Iervolino ha precisato anche di non aver ricevuto appoggio nella realizzazione di strutture: “La verità è che mi sarei aspettato una risposta diversa dal tessuto imprenditoriale locale. Costruire infrastrutture significa lasciare un’eredità, creare valore stabile, dare casa a una passione. Ma da soli non si può fare tutto. Ho provato a stimolare energie, creare sinergie, ma ho trovato scarso entusiasmo e poca partecipazione. Serviva uno sforzo corale che non c’è stato. Non voglio accusare nessuno, ma è evidente che senza il supporto convinto di un’intera comunità economica, è difficile realizzare progetti di ampio respiro. Anche questa, purtroppo, è una lezione che porto con me”.
Infine il patron ha voluto precisare, non lascia ma raddoppia: “Non penso affatto alla resa. Penso alla ricostruzione. Questo è il tempo della riflessione, certo, ma anche della determinazione.

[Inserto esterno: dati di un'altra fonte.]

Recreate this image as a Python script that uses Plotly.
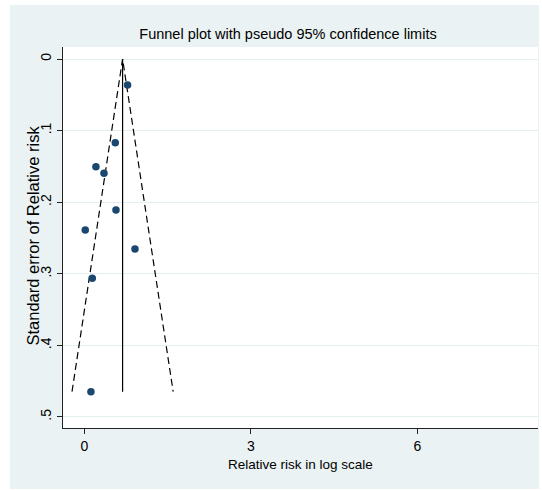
import plotly.graph_objects as go

# Study estimates: log relative risk and its standard error
log_rr = [0.78, 0.558, 0.21, 0.355, 0.571, 0.018, 0.913, 0.144, 0.12]
se_rr = [0.0363, 0.1169, 0.1504, 0.1597, 0.2109, 0.2388, 0.2654, 0.3063, 0.4647]

# Pooled (fixed-effect) log relative risk shown by the vertical line
pooled = 0.69
z95 = 1.96

x_ticks = [0, 3, 6]
x_tick_labels = ["0", "3", "6"]
y_ticks = [0, 0.1, 0.2, 0.3, 0.4, 0.5]
y_tick_labels = ["0", ".1", ".2", ".3", ".4", ".5"]

W, H = 542, 490
L, R, T, B = 63, 4, 47, 62
pw, ph = W - L - R, H - T - B

navy = "#1a476f"
bg = "#eaf2f3"
font = "Liberation Sans, Arial, sans-serif"

se_max = max(se_rr)

fig = go.Figure()

# Pseudo 95% confidence limits
fig.add_trace(go.Scatter(
    x=[pooled - z95 * se_max, pooled, pooled + z95 * se_max],
    y=[se_max, 0, se_max],
    mode="lines",
    line=dict(color="black", width=1.2, dash="7px,4px"),
    hoverinfo="skip", showlegend=False,
))
# Pooled estimate
fig.add_trace(go.Scatter(
    x=[pooled, pooled], y=[0, se_max],
    mode="lines",
    line=dict(color="black", width=1.2),
    hoverinfo="skip", showlegend=False,
))
# Studies
fig.add_trace(go.Scatter(
    x=log_rr, y=se_rr,
    mode="markers",
    marker=dict(color=navy, size=7.5, line=dict(width=0)),
    showlegend=False,
))

def px_x(p):
    return (p - L) / pw

def px_y(p):
    return (H - B - p) / ph

# Graph region background and white plot region
fig.add_shape(type="rect", xref="paper", yref="paper", layer="below",
              x0=px_x(10), x1=px_x(539), y0=px_y(489), y1=px_y(5),
              fillcolor=bg, line=dict(width=0))
fig.add_shape(type="rect", xref="paper", yref="paper", layer="below",
              x0=0, x1=1, y0=0, y1=1,
              fillcolor="white", line=dict(width=0))

# Axis titles
fig.add_annotation(text="Standard error of Relative risk", textangle=-90,
                   xref="paper", yref="paper", x=px_x(32.5), y=px_y(236),
                   xanchor="center", yanchor="middle", showarrow=False,
                   font=dict(size=16.5, family=font, color="black"))
fig.add_annotation(text="Relative risk in log scale",
                   xref="paper", yref="paper", x=px_x(300), y=px_y(465),
                   xanchor="center", yanchor="middle", showarrow=False,
                   font=dict(size=13.5, family=font, color="black"))

fig.update_layout(
    width=W, height=H,
    margin=dict(l=L, r=R, t=T, b=B),
    paper_bgcolor="white",
    plot_bgcolor="rgba(0,0,0,0)",
    font=dict(family=font, color="black", size=13),
    title=dict(text="Funnel plot with pseudo 95% confidence limits",
               x=288 / W, xanchor="center",
               y=1 - 34 / H, yanchor="middle",
               font=dict(size=14.5, family=font, color="black")),
    xaxis=dict(
        range=[-0.383, 8.17],
        tickvals=x_ticks, ticktext=x_tick_labels,
        ticks="outside", ticklen=5, tickcolor="#222", tickwidth=1,
        showline=True, linecolor="#222", linewidth=1.3,
        showgrid=False, zeroline=False,
        tickfont=dict(size=14),
    ),
    yaxis=dict(
        range=[0.5154, -0.0168],
        tickvals=y_ticks, ticktext=y_tick_labels,
        tickangle=-90,
        ticks="outside", ticklen=5, tickcolor="#222", tickwidth=1,
        showline=True, linecolor="#222", linewidth=1.3,
        showgrid=True, gridcolor="#e3eef0", gridwidth=1.2,
        zeroline=False,
        tickfont=dict(size=14),
    ),
)

fig.write_html("out.html")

La Salernitana non può finire qui. C’è una ferita, ma anche una voglia profonda di riscatto. Ripartiremo con idee più chiare, con basi più solide, con scelte coerenti. A chi spera che io molli, rispondo che non ho mai amato le uscite di scena. Amo le sfide, e quella che mi attende oggi è forse la più dura, ma anche la più autentica. Perché chi ama davvero, resta. E io rimango qui per rilanciare questa maglia e questa città”.